O senador Fabiano Contarato (ES), líder do PT no Senado, lembrou que a PMDF, comandada pelo coronel Fábio Augusto Vieira à época, escoltou os golpistas por quase oito quilômetros no trajeto entre o acampamento em frente ao Quartel General e a Praça dos Três Poderes. Essa seria mais uma prova da omissão da força policial do DF.
“A Constituição determina qual é a função da Polícia Militar. Compete à Polícia Militar o trabalho de policiamento ostensivo para garantia da ordem pública e prevenir que a conduta delituosa ocorra. Quando o senhor como comandante da PM se omite deliberadamente, a omissão do senhor é penalmente relevante”, ressaltou.
Coronel tinha conhecimento das manifestações na véspera
A relatora da CPMI, senadora Eliziane Gama (PSD-MA), apontou que mensagens recebidas pelo coronel Fábio Augusto, no dia 7 de janeiro, detalhavam como seria todo o cronograma das manifestações da Esplanada, com indicativo de ataque às sedes dos Três Poderes.
“Todas as informações que vêm até o senhor, até o momento, eram informações claras de que realmente havia uma possibilidade e uma ação iminente ali que colocaria, na verdade, em xeque, em risco, a vida das pessoas. E aí quando eu falo das pessoas, falo, inclusive, de militares que deveriam ser direcionados para aquele lugar. Daí a necessidade de serem pessoas com uma certa experiência para poder, de fato, fazer esse enfrentamento”, disse a senadora.

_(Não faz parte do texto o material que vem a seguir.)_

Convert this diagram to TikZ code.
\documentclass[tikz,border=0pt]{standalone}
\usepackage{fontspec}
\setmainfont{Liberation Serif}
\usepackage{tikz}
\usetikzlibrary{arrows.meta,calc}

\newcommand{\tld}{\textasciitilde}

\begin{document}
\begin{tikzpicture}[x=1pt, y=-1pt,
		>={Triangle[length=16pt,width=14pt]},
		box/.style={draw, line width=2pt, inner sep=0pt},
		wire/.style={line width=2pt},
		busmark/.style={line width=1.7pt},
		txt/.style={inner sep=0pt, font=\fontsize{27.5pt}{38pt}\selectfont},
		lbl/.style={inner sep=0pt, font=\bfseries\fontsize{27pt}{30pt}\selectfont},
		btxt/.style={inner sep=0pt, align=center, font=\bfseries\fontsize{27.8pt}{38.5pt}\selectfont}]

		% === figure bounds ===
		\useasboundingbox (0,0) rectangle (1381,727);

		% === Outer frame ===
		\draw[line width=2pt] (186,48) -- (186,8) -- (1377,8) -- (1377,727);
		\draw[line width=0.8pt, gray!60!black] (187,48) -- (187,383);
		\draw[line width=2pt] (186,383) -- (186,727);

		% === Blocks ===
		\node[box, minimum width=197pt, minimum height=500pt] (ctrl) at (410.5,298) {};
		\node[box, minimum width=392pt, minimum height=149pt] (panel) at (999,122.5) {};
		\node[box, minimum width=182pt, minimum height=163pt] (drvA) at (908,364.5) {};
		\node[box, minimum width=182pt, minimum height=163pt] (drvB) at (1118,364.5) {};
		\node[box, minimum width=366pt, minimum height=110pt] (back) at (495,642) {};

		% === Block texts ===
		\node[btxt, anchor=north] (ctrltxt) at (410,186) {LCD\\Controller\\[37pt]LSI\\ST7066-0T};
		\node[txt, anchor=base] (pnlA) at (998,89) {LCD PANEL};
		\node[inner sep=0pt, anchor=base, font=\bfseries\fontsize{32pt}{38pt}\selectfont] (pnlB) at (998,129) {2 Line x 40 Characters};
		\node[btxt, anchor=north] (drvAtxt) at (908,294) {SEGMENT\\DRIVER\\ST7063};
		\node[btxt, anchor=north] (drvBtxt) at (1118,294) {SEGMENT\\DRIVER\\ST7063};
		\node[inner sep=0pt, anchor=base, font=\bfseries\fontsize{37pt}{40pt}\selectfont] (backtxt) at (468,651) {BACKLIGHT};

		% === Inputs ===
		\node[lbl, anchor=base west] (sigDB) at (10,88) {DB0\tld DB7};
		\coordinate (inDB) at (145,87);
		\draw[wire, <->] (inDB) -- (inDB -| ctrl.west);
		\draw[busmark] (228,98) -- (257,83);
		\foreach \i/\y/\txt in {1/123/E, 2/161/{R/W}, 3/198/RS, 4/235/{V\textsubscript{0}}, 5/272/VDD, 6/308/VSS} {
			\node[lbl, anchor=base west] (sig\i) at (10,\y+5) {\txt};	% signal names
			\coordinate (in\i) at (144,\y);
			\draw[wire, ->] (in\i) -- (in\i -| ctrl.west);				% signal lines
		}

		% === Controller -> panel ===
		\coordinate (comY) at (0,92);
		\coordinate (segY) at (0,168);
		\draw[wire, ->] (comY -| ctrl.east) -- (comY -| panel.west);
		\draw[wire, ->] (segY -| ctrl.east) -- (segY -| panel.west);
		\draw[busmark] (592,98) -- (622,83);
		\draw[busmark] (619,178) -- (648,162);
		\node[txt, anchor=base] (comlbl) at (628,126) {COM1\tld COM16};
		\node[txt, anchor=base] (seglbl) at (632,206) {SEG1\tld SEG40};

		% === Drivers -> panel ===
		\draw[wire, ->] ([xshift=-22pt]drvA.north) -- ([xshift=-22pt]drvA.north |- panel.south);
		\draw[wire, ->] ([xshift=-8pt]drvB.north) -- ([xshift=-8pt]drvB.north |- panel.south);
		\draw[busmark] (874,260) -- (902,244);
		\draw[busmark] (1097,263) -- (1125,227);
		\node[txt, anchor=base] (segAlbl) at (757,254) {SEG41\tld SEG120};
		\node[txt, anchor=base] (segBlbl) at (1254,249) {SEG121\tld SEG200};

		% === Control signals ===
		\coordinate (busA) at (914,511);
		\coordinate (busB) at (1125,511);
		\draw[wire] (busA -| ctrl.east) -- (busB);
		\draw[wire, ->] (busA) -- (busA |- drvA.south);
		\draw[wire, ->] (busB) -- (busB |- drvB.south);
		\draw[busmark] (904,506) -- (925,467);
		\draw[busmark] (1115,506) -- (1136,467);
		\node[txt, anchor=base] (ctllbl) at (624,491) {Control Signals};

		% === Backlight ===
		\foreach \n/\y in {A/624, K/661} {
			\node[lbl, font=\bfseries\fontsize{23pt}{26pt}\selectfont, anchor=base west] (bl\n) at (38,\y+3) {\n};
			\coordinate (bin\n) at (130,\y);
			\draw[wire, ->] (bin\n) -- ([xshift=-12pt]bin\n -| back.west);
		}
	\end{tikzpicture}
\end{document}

Eliziane Gama ainda argumentou que, apesar de a Secretaria de Segurança do DF ter elaborado um Plano de Ações Integradas, apenas um efetivo de 200 militares alunos do curso de formação foram realmente direcionados para esse atendimento.

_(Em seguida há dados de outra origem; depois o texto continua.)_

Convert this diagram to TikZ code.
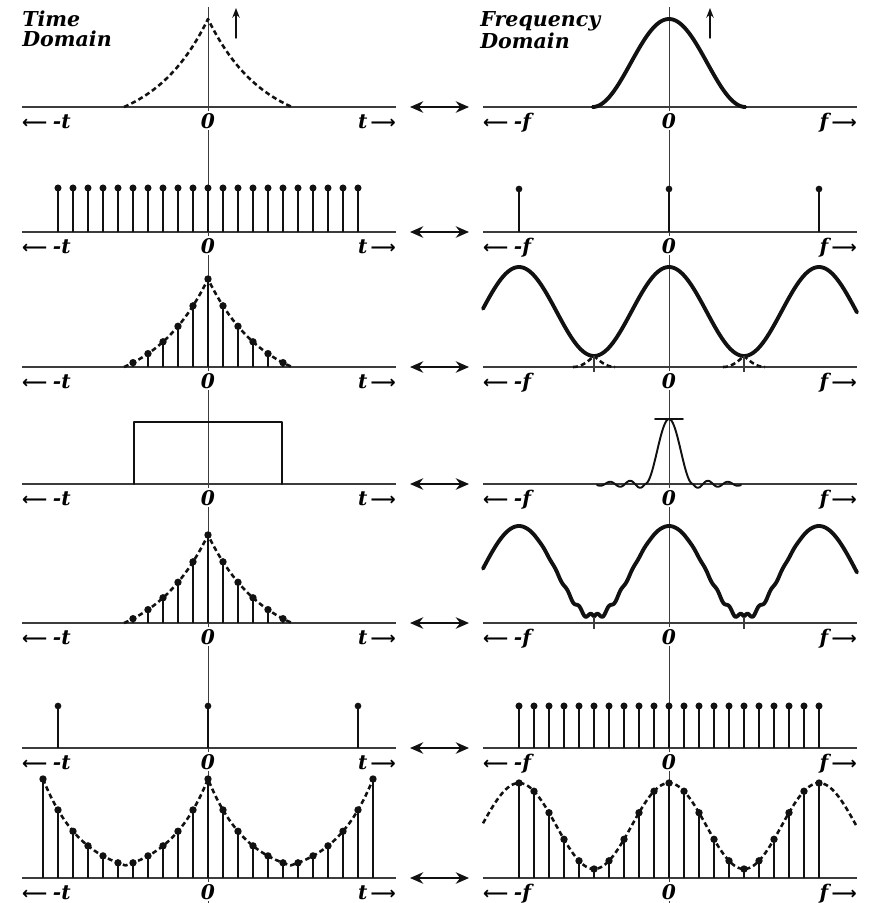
\documentclass[tikz,border=0pt]{standalone}
\usepackage{fontspec}
\setmainfont{DejaVu Serif}
\newfontfamily\arrowfont{DejaVu Sans}
\usepackage{tikz}
\usetikzlibrary{arrows.meta}
\definecolor{ink}{HTML}{111111}
\definecolor{axisgray}{HTML}{3C3C3C}
\newcommand{\larr}{{\arrowfont\upshape\bfseries\fontsize{10}{12}\selectfont ⟵}}
\newcommand{\rarr}{{\arrowfont\upshape\bfseries\fontsize{10}{12}\selectfont ⟶}}
\tikzset{
    every picture/.style={line cap=round,line join=round},
    axisline/.style={draw=axisgray,line width=1.1pt,line cap=butt},
    zeroline/.style={draw=axisgray,line width=0.55pt,line cap=butt},
    stemline/.style={draw=ink,line width=1.1pt,line cap=butt},
    dashcurve/.style={draw=ink,line width=1.45pt,line cap=butt,dash pattern=on 2.8pt off 1.8pt},
    boldcurve/.style={draw=ink,line width=2.2pt},
    thincurve/.style={draw=ink,line width=1.1pt},
    tickline/.style={draw=axisgray,line width=0.6pt,line cap=butt},
    axislabel/.style={font=\fontsize{11.5}{13}\selectfont\bfseries\itshape,
      fill=white,inner xsep=1pt,inner ysep=1.2pt},
    headlabel/.style={font=\fontsize{11.7}{11.4}\selectfont\bfseries\itshape,
      align=left,inner sep=0pt,anchor=north west},
    pairarrow/.style={{Stealth[length=7.5pt,width=6.5pt]}-{Stealth[length=7.5pt,width=6.5pt]},
      draw=ink,line width=1.5pt},
    uparrow/.style={-{Stealth[length=5.5pt,width=4.2pt]},draw=ink,line width=0.85pt}
}

\begin{document}
\begin{tikzpicture}[x=0.02cm,y=-0.02cm,
  declare function={
    expo(\q)=88*(exp(-abs(\q)/55)-0.2172)/0.7828;
    bell(\q)=44*(1+cos(2.353*\q));
    wave(\q)=11+44.5*(1+cos(2.4*\q));
    arch(\q)=50*(1+cos(1.875*(75+abs(\q))));
    sincf(\q)=ifthenelse(abs(\q)<24,65*cos(3.75*\q)*cos(3.75*\q),
      -4*sin(18*(abs(\q)-24))*(1-(abs(\q)-24)/80));
    ripd(\q)=abs(abs(\q)-75);
    ripple(\q)=6+45.5*(1+cos(2.4*\q))+3*sin(30*ripd(\q))*exp(-(ripd(\q)/32)^2);
    comb(\q)=99*exp(-min(abs(\q),165-abs(\q))/40);
    samp(\q)=9+43*(1+cos(2.4*\q));
  }]
  \useasboundingbox (0,0) rectangle (871,903);

  \draw[zeroline] (208,7) -- (208,903);
  \draw[zeroline] (669,7) -- (669,903);

  \foreach \r/\y in {1/107,2/232,3/367,4/484,5/623,6/748,7/878} {
    \node[axislabel,anchor=base west] (tm\r) at (20,\y+21) {\larr\;-t};
    \node[axislabel,anchor=base] (tz\r) at (208,\y+21) {0};
    \node[axislabel,anchor=base east] (tp\r) at (398,\y+21) {t\,\rarr};
    \node[axislabel,anchor=base west] (fm\r) at (481,\y+21) {\larr\;-f};
    \node[axislabel,anchor=base] (fz\r) at (669,\y+21) {0};
    \node[axislabel,anchor=base east] (fp\r) at (859,\y+21) {f\,\rarr};
    \draw[axisline] (22,\y) -- (396,\y);
    \draw[axisline] (483,\y) -- (857,\y);
    \coordinate (ta\r) at (410,\y);
    \coordinate (fa\r) at (469,\y);
    \draw[pairarrow] (ta\r) -- (fa\r);
  }

  \node[headlabel] (timehead) at (22,11) {Time\\Domain};
  \node[headlabel] (freqhead) at (480,11) {Frequency\\Domain};
  \coordinate (tupb) at (236,38);
  \coordinate (tupt) at (236,8);
  \coordinate (fupb) at (710,38);
  \coordinate (fupt) at (710,8);
  \draw[uparrow] (tupb) -- (tupt);
  \draw[uparrow] (fupb) -- (fupt);

  \draw[dashcurve] plot[domain=-84:84,samples=121] ({208+\x},{107-expo(\x)});
  \draw[boldcurve] plot[domain=-76.5:76.5,samples=101] ({669+\x},{107-bell(\x)});

  \foreach \k in {-10,...,10} {
    \draw[stemline] ({208+15*(\k)},232) -- ({208+15*(\k)},188);
    \fill[ink] ({208+15*(\k)},188) circle[radius=2pt];
  }
  \foreach \k in {-1,0,1} {
    \draw[stemline] ({669+150*(\k)},232) -- ({669+150*(\k)},189);
    \fill[ink] ({669+150*(\k)},189) circle[radius=1.9pt];
  }

  \draw[dashcurve] plot[domain=-84:84,samples=121] ({208+\x},{367-expo(\x)});
  \foreach \k in {-5,...,5} {
    \draw[stemline] ({208+15*(\k)},367) -- ({208+15*(\k)},{367-expo(15*(\k))});
    \fill[ink] ({208+15*(\k)},{367-expo(15*(\k))}) circle[radius=2.1pt];
  }
  \draw[boldcurve] plot[domain=-186:188,samples=200] ({669+\x},{367-wave(\x)});
  \foreach \c in {594,744} {
    \draw[dashcurve] plot[domain=-21:21,samples=31] ({\c+\x},{367-arch(\x)});
    \draw[tickline] (\c,356) -- (\c,372);
  }

  \draw[thincurve] (134,484) -- (134,422) -- (282,422) -- (282,484);
  \draw[thincurve] plot[domain=-72:72,samples=161] ({669+\x},{484-sincf(\x)});
  \draw[thincurve] (655,419) -- (683,419);

  \draw[dashcurve] plot[domain=-84:84,samples=121] ({208+\x},{623-expo(\x)});
  \foreach \k in {-5,...,5} {
    \draw[stemline] ({208+15*(\k)},623) -- ({208+15*(\k)},{623-expo(15*(\k))});
    \fill[ink] ({208+15*(\k)},{623-expo(15*(\k))}) circle[radius=2.1pt];
  }
  \draw[boldcurve] plot[domain=-186:188,samples=300] ({669+\x},{623-ripple(\x)});
  \foreach \c in {594,744} {
    \draw[tickline] (\c,617) -- (\c,629);
  }

  \foreach \k in {-1,0,1} {
    \draw[stemline] ({208+150*(\k)},748) -- ({208+150*(\k)},706);
    \fill[ink] ({208+150*(\k)},706) circle[radius=1.9pt];
  }
  \foreach \k in {-10,...,10} {
    \draw[stemline] ({669+15*(\k)},748) -- ({669+15*(\k)},706);
    \fill[ink] ({669+15*(\k)},706) circle[radius=2pt];
  }

  \draw[dashcurve] plot[domain=-165:165,samples=221] ({208+\x},{878-comb(\x)});
  \foreach \k in {-11,...,11} {
    \draw[stemline] ({208+15*(\k)},878) -- ({208+15*(\k)},{878-comb(15*(\k))});
    \fill[ink] ({208+15*(\k)},{878-comb(15*(\k))}) circle[radius=2.1pt];
  }
  \draw[dashcurve] plot[domain=-186:188,samples=200] ({669+\x},{878-samp(\x)});
  \foreach \k in {-10,...,10} {
    \draw[stemline] ({669+15*(\k)},878) -- ({669+15*(\k)},{878-samp(15*(\k))});
    \fill[ink] ({669+15*(\k)},{878-samp(15*(\k))}) circle[radius=2.1pt];
  }
\end{tikzpicture}
\end{document}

Anderson Torres é o elo entre Bolsonaro e cúpula da PMDF
Na avaliação do deputado pastor Henrique Vieira (Psol-RJ), as investigações demonstram de maneira didática que havia baixo efetivo destacado para impedir o avanço dos golpistas no dia 8 de janeiro, boa parte dos policiais destacados para a Esplanada dos Ministérios estava no curso de formação e a tropa sequer estava de prontidão.
“Isso me parece uma falha deliberada, e as condutas devem ser individualizadas”, apontou. “Contaminada ideologicamente, uma força de segurança agiu contra a democracia.”
Além disso, o parlamentar aponta para o elo entre Bolsonaro e a cúpula da PMDF. Anderson Torres deixou de ser ministro da Justiça do governo anterior para virar secretário de Segurança Pública do DF.
“No dia 6 de janeiro, esse indivíduo, com esse histórico, com esse contexto, viaja antes das férias formais para fora do Brasil. Seria injusto, será injusto se toda a responsabilidade ficar na cúpula da PM e não se entender Anderson Torres como elo de ligação entre Bolsonaro, bolsonarismo, intencionalidade golpista e a Polícia Militar do DF”, reforçou o pastor Henrique Vieira.
Para além de Anderson Torres e da cúpula da PMDF, o senador Rogério Carvalho pontuou ser necessária a convocação de membros do Exército para explicarem aos parlamentares os motivos que impediram os militares de desmontarem os acampamentos golpistas montados na frente dos quartéis de diversas cidades brasileiras.
“É preciso trazer alguns generais aqui para explicar o porquê e para que, ao invés de proteger os brasileiros, o Brasil e o Estado Democrático de Direito, decidiram ferir tudo isso para perpetuar a ignorância, o terraplanismo e o obscurantismo”, disse o senador.